The Shooters, Fishers and Farmers Party MLC made the call after Upper House National Party Leader Duncan Gaye conceded last week it is not scheduled to happen until the first session of Parliament in 2017.
“What that says to me is that they made a lot of this up on the run,” Borsak told Australian Racing Greyhound.
“What they would do is repeal the prohibition bill and they could very easily re-install the old bill, the 2009 Act.
“Obviously, they still have to have a mechanism to manage the industry, but if they brought the 2009 bill back and appointed an interim board they could very easily do it.
“That would give certainty to a lot of people who are quite worried about why the government isn’t actually repealing the bill now.”
Borsak said the Greyhound Industry Reform Panel provides the government with a good opportunity to meet with the industry on a level playing field, however he said the industry still needs to be wary moving forward.
“I think the industry always has to be wary, I’m not convinced the RSPCA has the best interests of greyhound racing in mind,” Borsak said.
“The government, politically, has seen the error of its ways and is not going to be doing anything stupid.
“Some people have said to me that they are worried that the government might change its mind again, but that’s not going to happen.
“I think they realise that you can’t simply shut an industry down just because the Premier doesn’t like something. It’s not what should have been done and I think they learned a hard lesson.
“I think there is an opportunity there for the government if it wants to work properly with the industry to reconstruct the industry and set it up for a bright future.
“The Panel’s job is to go to the next stage and make some recommendations based on the detail on what the industry should look like.
“They have to be very careful when selecting anything that comes out of the McHugh Report because large slabs of it have proven to be unreliable and wrong.

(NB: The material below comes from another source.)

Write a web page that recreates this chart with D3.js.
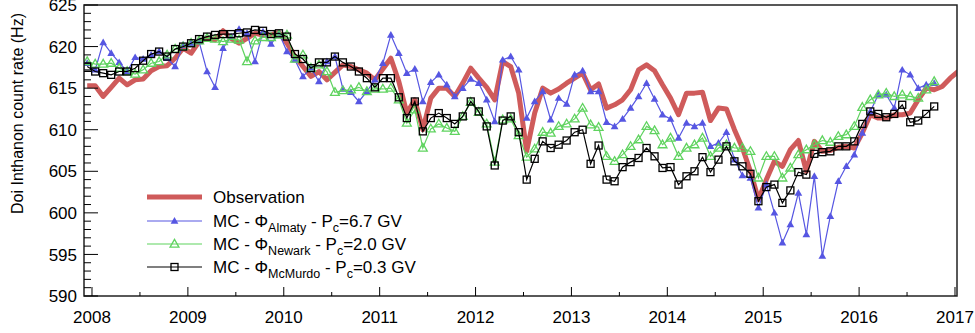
<!DOCTYPE html>
<html>
<head>
<meta charset="utf-8">
<script src="https://cdn.jsdelivr.net/npm/d3@7"></script>
<style>
  body { margin: 0; background: #fff; }
  text { font-family: "Liberation Sans", Arial, Helvetica, sans-serif; }
</style>
</head>
<body>
<div id="chart"></div>
<script>
// monthly points; first point sits just before the 2008 tick
var firstMonth = 2007.95;

var observation = [615.3, 615.3, 614.0, 615.1, 616.2, 615.4, 616.0, 616.1, 617.1, 617.6, 617.7, 618.6,
    619.8, 619.2, 620.6, 621.0, 620.8, 621.9, 621.0, 620.4, 621.0, 621.6, 621.4, 621.4,
    621.7, 620.4, 618.8, 617.6, 616.4, 617.0, 616.0, 616.9, 617.8, 617.6, 617.2, 616.8,
    616.0, 617.3, 618.6, 615.8, 612.0, 613.6, 610.0, 613.8, 615.0, 615.0, 614.0, 615.6,
    617.4, 616.2, 615.1, 613.6, 618.2, 617.6, 614.4, 607.4, 612.0, 615.0, 614.4, 614.9,
    615.6, 616.2, 616.8, 614.8, 615.5, 612.6, 613.0, 613.6, 614.8, 617.2, 617.8, 617.1,
    615.4, 613.8, 611.8, 614.4, 614.4, 614.5, 611.1, 612.6, 612.5, 610.0, 607.8, 605.0,
    601.6, 604.0, 606.2, 605.6, 607.6, 608.7, 605.0, 608.6, 607.4, 607.5, 607.9, 608.0,
    607.8, 609.6, 611.8, 611.4, 611.4, 611.8, 611.8, 612.0, 613.6, 615.0, 614.8, 615.2,
    616.2, 617.0];

var mcAlmaty = [618.0, 617.2, 620.5, 619.2, 618.1, 617.0, 618.7, 618.5, 619.0, 619.4, 618.6, 617.6,
    620.2, 620.4, 620.6, 617.0, 615.1, 619.8, 621.2, 622.1, 621.6, 618.2, 621.8, 620.3,
    621.6, 619.4, 618.4, 616.4, 617.4, 615.8, 618.2, 618.8, 614.9, 614.5, 613.4, 614.6,
    616.0, 618.0, 621.4, 619.2, 616.8, 617.3, 613.4, 615.7, 616.6, 615.4, 614.0, 615.0,
    616.1, 615.6, 613.6, 611.0, 618.4, 618.8, 617.2, 611.4, 613.4, 614.6, 611.2, 613.8,
    613.1, 616.6, 617.1, 614.6, 614.6, 610.9, 610.4, 611.3, 612.6, 614.0, 615.6, 613.7,
    611.8, 611.3, 609.0, 610.8, 610.4, 610.8, 608.0, 608.4, 609.7, 606.4, 604.5, 604.2,
    600.6, 603.4, 600.0, 596.4, 598.6, 602.4, 597.4, 604.4, 594.8, 599.6, 603.8, 605.6,
    607.0, 609.6, 612.2, 614.2, 614.2, 612.6, 617.2, 616.6, 615.0, 615.4, 615.6];

var mcNewark = [618.2, 617.9, 617.9, 618.0, 617.4, 617.0, 616.7, 617.2, 618.0, 618.2, 619.0, 619.7,
    620.0, 620.4, 620.7, 621.0, 620.9, 620.6, 620.9, 620.8, 618.2, 620.7, 621.1, 621.1,
    621.4, 621.4, 618.5, 619.0, 617.4, 617.8, 617.0, 614.5, 614.7, 614.8, 615.1, 614.6,
    614.9, 614.9, 615.0, 613.6, 610.8, 612.4, 607.8, 610.1, 610.7, 610.2, 609.8, 611.6,
    613.3, 612.1, 610.7, 606.1, 611.2, 611.3, 609.3, 606.7, 607.7, 609.7, 609.6, 610.4,
    610.7, 611.3, 612.6, 610.6, 610.3, 606.8, 606.2, 607.0, 608.0, 608.8, 610.4, 609.9,
    608.2, 609.0, 606.8, 607.8, 608.2, 609.0, 606.8, 607.8, 608.2, 607.8, 607.8, 607.4,
    604.2, 606.8, 606.8, 604.2, 605.4, 607.0, 607.6, 608.2, 608.7, 608.5, 609.2, 609.4,
    610.4, 612.7, 613.6, 614.2, 614.4, 614.0, 614.2, 614.0, 613.8, 614.8, 615.8];

var mcMcMurdo = [617.6, 617.0, 616.8, 616.6, 617.0, 617.0, 617.4, 618.3, 619.1, 619.4, 618.8, 619.7,
    620.0, 620.4, 620.9, 621.2, 621.4, 621.5, 621.5, 621.6, 621.7, 622.0, 621.9, 621.5,
    621.6, 621.2, 619.1, 618.5, 617.4, 618.1, 618.1, 618.8, 618.1, 617.6, 617.0, 616.2,
    615.1, 616.2, 616.2, 613.9, 611.4, 613.4, 609.8, 611.4, 612.0, 611.4, 610.7, 611.6,
    613.4, 612.2, 610.4, 605.7, 611.1, 611.6, 609.7, 604.0, 606.5, 608.6, 607.8, 608.2,
    608.7, 609.7, 610.0, 605.9, 608.1, 604.0, 603.8, 605.5, 606.1, 606.6, 607.8, 606.8,
    605.4, 605.5, 603.4, 604.4, 605.0, 606.7, 604.9, 606.4, 608.0, 606.2, 605.6, 604.7,
    601.4, 603.1, 603.4, 601.2, 602.7, 604.9, 604.6, 607.1, 607.3, 607.4, 608.0, 608.0,
    608.6, 610.7, 612.2, 611.9, 611.5, 611.9, 613.0, 610.9, 611.1, 611.9, 612.8];

var yearTicks = [2008, 2009, 2010, 2011, 2012, 2013, 2014, 2015, 2016, 2017];
var rateTicks = [590, 595, 600, 605, 610, 615, 620, 625];

var width = 975;
var height = 333;
var plotL = 84, plotR = 957, plotT = 5, plotB = 296;

var red = "#cf5b5b";
var blue = "#5656e2";
var green = "#5fd35f";

var x = d3.scaleLinear().domain([2007.9166, 2017.021]).range([plotL, plotR]);
var y = d3.scaleLinear().domain([590, 625]).range([plotB, plotT]);

var svg = d3.select("#chart").append("svg")
    .attr("width", width)
    .attr("height", height);

svg.append("clipPath").attr("id", "plotclip")
    .append("rect")
    .attr("x", plotL).attr("y", plotT)
    .attr("width", plotR - plotL).attr("height", plotB - plotT);

function toPoints(values) {
    return values.map(function(v, i) { return { t: firstMonth + i / 12, v: v }; });
}

var line = d3.line()
    .x(function(d) { return x(d.t); })
    .y(function(d) { return y(d.v); });

var plot = svg.append("g").attr("clip-path", "url(#plotclip)");

// observation, thick red
plot.append("path")
    .datum(toPoints(observation))
    .attr("d", line)
    .attr("fill", "none")
    .attr("stroke", red)
    .attr("stroke-width", 5)
    .attr("stroke-linejoin", "round");

var triUp = d3.symbol().type(d3.symbolTriangle);

function drawSeries(values, colour, marker) {
    var pts = toPoints(values);
    plot.append("path")
        .datum(pts)
        .attr("d", line)
        .attr("fill", "none")
        .attr("stroke", colour)
        .attr("stroke-width", 1.2);
    var g = plot.append("g");
    pts.forEach(function(d) {
        marker(g, x(d.t), y(d.v));
    });
}

function filledTriangle(colour) {
    return function(g, cx, cy) {
        g.append("path")
            .attr("d", triUp.size(26)())
            .attr("transform", "translate(" + cx + "," + (cy + 0.5) + ")")
            .attr("fill", colour);
    };
}

function openTriangle(colour) {
    return function(g, cx, cy) {
        g.append("path")
            .attr("d", triUp.size(34)())
            .attr("transform", "translate(" + cx + "," + (cy + 0.5) + ")")
            .attr("fill", "none")
            .attr("stroke", colour)
            .attr("stroke-width", 1.3);
    };
}

function openSquare(colour) {
    return function(g, cx, cy) {
        g.append("rect")
            .attr("x", cx - 3.5).attr("y", cy - 3.5)
            .attr("width", 7).attr("height", 7)
            .attr("fill", "none")
            .attr("stroke", colour)
            .attr("stroke-width", 1.3);
    };
}

drawSeries(mcAlmaty, blue, filledTriangle(blue));
drawSeries(mcNewark, green, openTriangle(green));
drawSeries(mcMcMurdo, "#000", openSquare("#000"));

// frame
svg.append("rect")
    .attr("x", plotL).attr("y", plotT)
    .attr("width", plotR - plotL).attr("height", plotB - plotT)
    .attr("fill", "none")
    .attr("stroke", "#222")
    .attr("stroke-width", 1.5);

// y ticks (major every 5, minor every 1)
var axes = svg.append("g").attr("stroke", "#000").attr("stroke-width", 1);
d3.range(590, 626, 1).forEach(function(v) {
    var len = (v % 5 === 0) ? 14 : 7;
    axes.append("line")
        .attr("x1", plotL).attr("x2", plotL + len)
        .attr("y1", y(v)).attr("y2", y(v));
});
// x ticks (major every year, minor every half year)
d3.range(2008, 2017.01, 0.5).forEach(function(t) {
    var len = (Math.abs(t - Math.round(t)) < 0.01) ? 9 : 4;
    axes.append("line")
        .attr("x1", x(t)).attr("x2", x(t))
        .attr("y1", plotB).attr("y2", plotB - len);
});

svg.append("g").selectAll("text")
    .data(rateTicks)
    .enter().append("text")
    .attr("x", 77)
    .attr("y", function(d) { return y(d); })
    .attr("dy", "0.36em")
    .attr("text-anchor", "end")
    .attr("font-size", 17)
    .text(function(d) { return d; });

svg.append("g").selectAll("text")
    .data(yearTicks)
    .enter().append("text")
    .attr("x", function(d) { return x(d); })
    .attr("y", 323)
    .attr("text-anchor", "middle")
    .attr("font-size", 17)
    .text(function(d) { return d; });

svg.append("text")
    .attr("transform", "translate(23,13)rotate(-90)")
    .attr("text-anchor", "end")
    .attr("font-size", 16)
    .text("Doi Inthanon count rate (Hz)");

// legend
var legend = svg.append("g");
var lx0 = 147, lx1 = 202, tx = 213;

legend.append("line")
    .attr("x1", lx0).attr("x2", lx1).attr("y1", 197).attr("y2", 197)
    .attr("stroke", red).attr("stroke-width", 5);
legend.append("text")
    .attr("x", tx).attr("y", 197).attr("dy", "0.36em")
    .attr("font-size", 17).text("Observation");

var entries = [
    { y: 221, colour: blue, marker: filledTriangle(blue), name: "Almaty", pc: "=6.7 GV" },
    { y: 244, colour: green, marker: openTriangle(green), name: "Newark", pc: "=2.0 GV" },
    { y: 267, colour: "#000", marker: openSquare("#000"), name: "McMurdo", pc: "=0.3 GV" }
];
entries.forEach(function(e) {
    legend.append("line")
        .attr("x1", lx0).attr("x2", lx1).attr("y1", e.y).attr("y2", e.y)
        .attr("stroke", e.colour).attr("stroke-width", 1.2);
    e.marker(legend, (lx0 + lx1) / 2, e.y);
    var t = legend.append("text")
        .attr("x", tx).attr("y", e.y + 6)
        .attr("font-size", 17);
    t.append("tspan").text("MC - \u03A6");
    t.append("tspan").attr("font-size", 12.5).attr("dy", 5).text(e.name);
    t.append("tspan").attr("dy", -5).text(" - P");
    t.append("tspan").attr("font-size", 12.5).attr("dy", 5).text("c");
    t.append("tspan").attr("dy", -5).text(e.pc);
});
</script>
</body>
</html>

“I would be throwing it away, or perhaps only looking at very limited parts of it.
“I don’t think the government will want to touch the intercode, so it will come down to someone like me to try and put as much political pressure as I can on them.
“Harness racing and most definitely the thoroughbreds have any racing minister – it doesn’t matter whether its this one or the last one – just like a puppet on a string, they just do what they are told.
“The thoroughbreds are busy doing whatever they like because they think they are a more significant industry.”
Borsak also says the political pressure ahead of the Orange by-election was a driving force behind the backflip, however he is still urging voters to show support for those who were willing to support the greyhound racing industry.
“The timing is quite convenient in relation to the Orange by-election.
“If we didn’t have that pressure point politically it would have been very difficult to get this result.
“The government would have sat back thinking people would get over it in the next two years, but I think even that would have proven to be wrong because it is such a significant issue.
“They were in deep trouble out there, whether we won the seat or Labor won the seat I think the feeling was that the Nationals may not have retained it.
“Even still, we need greyhound participants, families and friends to get out there on the day and help us campaign.
“Even though there may have been a bit of mollification with some people there are still a lot of very angry people out there.”